Leon Redbone retired in 2015 due to ill-health. But you can still learn about his career at leonredbone.com.
Enjoy!
Back in the day when I was hanging out at the Pornographic Onion Coffee House at Ryerson in Toronto with Dave Bradstreet, Fraser & Debolt, Bruce Cockburn, Mose Scarlett, and a bunch of other esteemed folkies, a mysterioso dude we called Sonny made an occasional appearance, sometimes just in the audience, once in a while performing a few tunes, including some still obscure Dylan songs (Please Mrs. Henry is memorable) that no one else had heard of. Always well-dressed in jacket and tie with an expensive watch, so for a wee while we sometimes wondered if this was Bob in a bit of disguise hiding out following the legendary motorcycle accident. Nobody (apart from Mose maybe) knew where he came from or lived. (Someone reported trying to follow him up the Yonge Street subway one night and losing the trail – not me!)
My friend Bradstreet thought ‘Sonny’ could add some harmonica to his debut recording but ‘Sonny’ shied away from signing releases. If you wanted to contact him he was sometimes in the Zumburger at Yonge and Bloor making flowers from plastic stir sticks and those little creamer cups.
A few years on, maybe 4 or 5, Bonnie Raitt played a splendid show at Convocation Hall in Toronto with opening act Leon Redbone. Our ‘Sonny’. Disappeared out of TO just like that and morphed into a legend-in-the-making.

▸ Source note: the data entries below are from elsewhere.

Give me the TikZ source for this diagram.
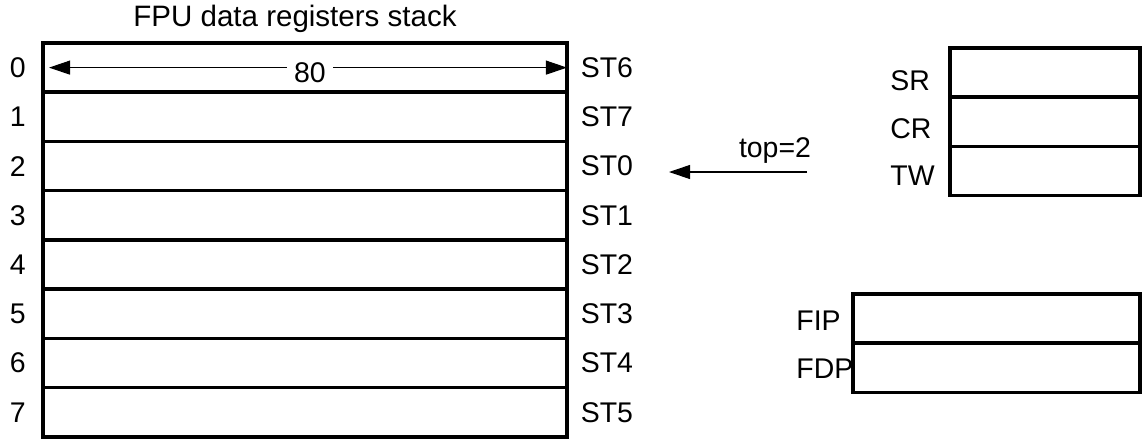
\documentclass[tikz,border=0pt]{standalone}
\usepackage{fontspec}
\setmainfont{Liberation Sans}
\usetikzlibrary{positioning, arrows.meta}

\begin{document}
\begin{tikzpicture}[x=0.02cm, y=-0.02cm,
		>={Triangle[length=0.42cm, width=0.28cm]},
		regbox/.style={draw, line width=2pt, minimum width=#1, minimum height=0.985cm, inner sep=0pt, outer sep=0pt},
		lbl/.style={inner sep=0pt, font=\fontsize{16.2}{18}\selectfont},
		thin/.style={line width=0.6pt}]
		\useasboundingbox (0,0) rectangle (1146,444);
		
		% Define the nodes
		\node (title) [inner sep=0pt, font=\fontsize{16.8}{20}\selectfont] at (295,19) {FPU data registers stack};
		
		\node (r0) [regbox=10.48cm] at (305,67.6) {};
		\foreach \i [remember=\i as \j (initially 0)] in {1,...,7}
			\node (r\i) [regbox=10.48cm, below=0pt of r\j] {};
		\foreach \i/\st in {0/ST6,1/ST7,2/ST0,3/ST1,4/ST2,5/ST3,6/ST4,7/ST5}{
			\node (n\i) [lbl, left=0.34cm of r\i] {\i};
			\node (st\i) [lbl, right=0.27cm of r\i] {\st};
		}
		
		\node (sr) [regbox=3.8cm] at (1045,72.6) {};
		\node (cr) [regbox=3.8cm, below=0pt of sr] {};
		\node (tw) [regbox=3.8cm, below=0pt of cr] {};
		\node (srname) [lbl, anchor=west] at (890,81) {SR};
		\node (crname) [lbl, anchor=west] at (890,129) {CR};
		\node (twname) [lbl, anchor=west] at (890,176) {TW};
		
		\node (fip) [regbox=5.74cm] at (996.5,318.5) {};
		\node (fdp) [regbox=5.74cm, below=0pt of fip] {};
		\node (fipname) [lbl, anchor=west] at (796,321) {FIP};
		\node (fdpname) [lbl, anchor=west] at (796,369) {FDP};
		
		\coordinate (topfrom) at (807,172);
		\coordinate (topto) at (669,172);
		\node (topname) [lbl] at (775,151) {top=2};
		
		% Connect the nodes with arrows
		\draw[thin, <->] ([xshift=0.12cm]r0.west) -- (r0.east)
			node (bits) [lbl, midway, fill=white, inner xsep=0.14cm, xshift=0.04cm, yshift=-0.1cm] {80};
		\draw[thin, ->] (topfrom) -- (topto);
	\end{tikzpicture}
\end{document}
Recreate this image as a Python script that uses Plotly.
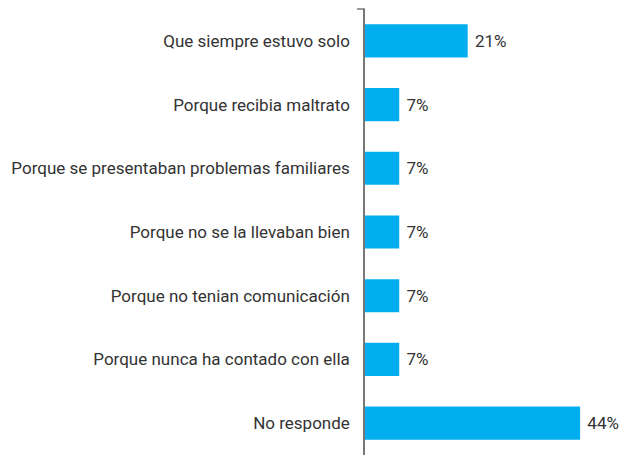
import plotly.graph_objects as go

categories = [
    "Que siempre estuvo solo",
    "Porque recibia maltrato",
    "Porque se presentaban problemas familiares",
    "Porque no se la llevaban bien",
    "Porque no tenian comunicación",
    "Porque nunca ha contado con ella",
    "No responde",
]
values = [21, 7, 7, 7, 7, 7, 44]
labels = [f"\u00a0{v}%" for v in values]

FONT = "Roboto, sans-serif"

fig = go.Figure(
    go.Bar(
        y=categories,
        x=values,
        orientation="h",
        marker=dict(color="#00AEEF", line=dict(width=0)),
        text=labels,
        textposition="outside",
        textfont=dict(family=FONT, size=17, color="#333333"),
        cliponaxis=False,
    )
)

# the page body has an 8px margin, so the figure is sized to fit the window
fig.update_layout(
    width=621,
    height=447,
    margin=dict(l=357, r=0, t=1, b=0),
    plot_bgcolor="white",
    paper_bgcolor="white",
    bargap=0.48,
    showlegend=False,
    font=dict(family=FONT, size=17, color="#333333"),
)
fig.update_yaxes(
    autorange="reversed",
    automargin=False,
    showline=True,
    linecolor="#777777",
    linewidth=1.5,
    ticks="",
    ticklabelstandoff=10,
    showgrid=False,
)
fig.update_xaxes(
    range=[0, 54],
    visible=False,
    automargin=False,
    showgrid=False,
    zeroline=False,
)
# small end tick at top of the axis
fig.add_shape(type="line", xref="paper", yref="paper", x0=-0.03, x1=0, y0=1, y1=1,
              line=dict(color="#777777", width=1.5))

fig.write_html("out.html")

Last time I quaffed some single malt with Mose Scarlett (was it 20 years now?) he regaled some tales about hanging drywall down in Leon’s house in (Pennsylvania?) and made my evening that ‘Sonny’ had asked about the “Phantom”, my nickname from those days.
I’ve got Leon in the same box as Dan Hicks – didn’t ever do anything like anybody else ever did before, but pretty much just the same as someone else did, only different. Love them both. Thanks Rob for some Leon bliss.